Clothing donation bins operated by The Auxiliary to BC Children’s Hospital. (submitted photo)

Clothing donation bins in Surrey are crucial for hospital auxiliary

Program is the organization’s only source of income not greatly affected by pandemic

For one local charity, a row of clothing donation bins in Surrey helps form a financial lifeline during the COVID-19 pandemic.

BC Children’s Hospital programs benefit from the sale of items collected in orange-coloured donation bins now located at Surrey Transfer Station (9770 192nd St.), via the hospital auxiliary.

Erin Rylek, the organization’s program & volunteer co-ordinator, said the clothing donation bin program is the auxiliary’s only source of income not greatly affected by the pandemic.

The auxiliary was forced to close its thrift and gift shops, and cancel campus vendor programs and its annual silent auction.

“We partner with Salvation Army for this (donation bin) initiative,” Rylek told the Now-Leader. “The clothing being donated to the bins is recycled back into the Surrey community and is also given to local shelters, which have seen an increase of need during the pandemic.

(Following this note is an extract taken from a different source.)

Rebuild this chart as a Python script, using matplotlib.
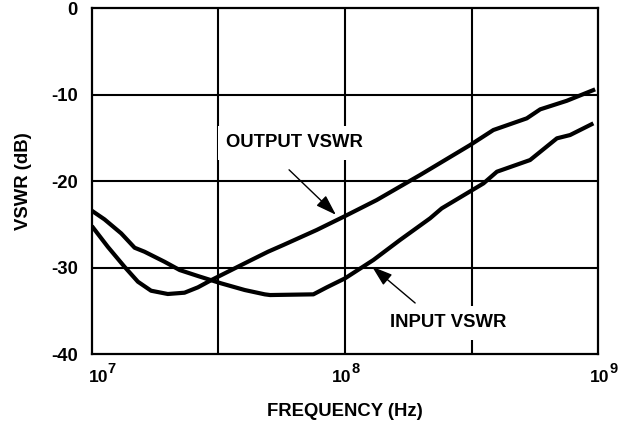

“The Auxiliary is also a non-profit charity so community support is vital to our success in funding programs at BC Children’s Hospital,” she added. “We are so pleased to work with Emterra at Surrey Transfer Station.”

Only clothing, footwear and accessories can be dropped into the bins. The collected goods are later resold at Salvation Army thrift stores.

The funds benefit a variety of BC Children’s Hospital programs, including Fun Cart, a Treasure Chest program, music therapy, free coffee nights, and therapeutic clowns.

In March 2020, the Auxiliary to BCCH supported a funding request of $60,000 to the Heart Centre, which had an urgent need for two TEE probes, used to assess the condition of a child’s heart — how large the heart is, how well it contracts, and how the valves function, Rylek noted.

“The long flexible instrument has an ultrasound transducer at the tip and is passed through a child’s mouth towards the throat to get as close to the heart as possible. It can be moved up, down and sideways to look at different parts of a child’s heart from different angles to get the best possible view. TEE probes are used in all 200-plus open-heart surgeries performed every year. They help surgeons save lives.”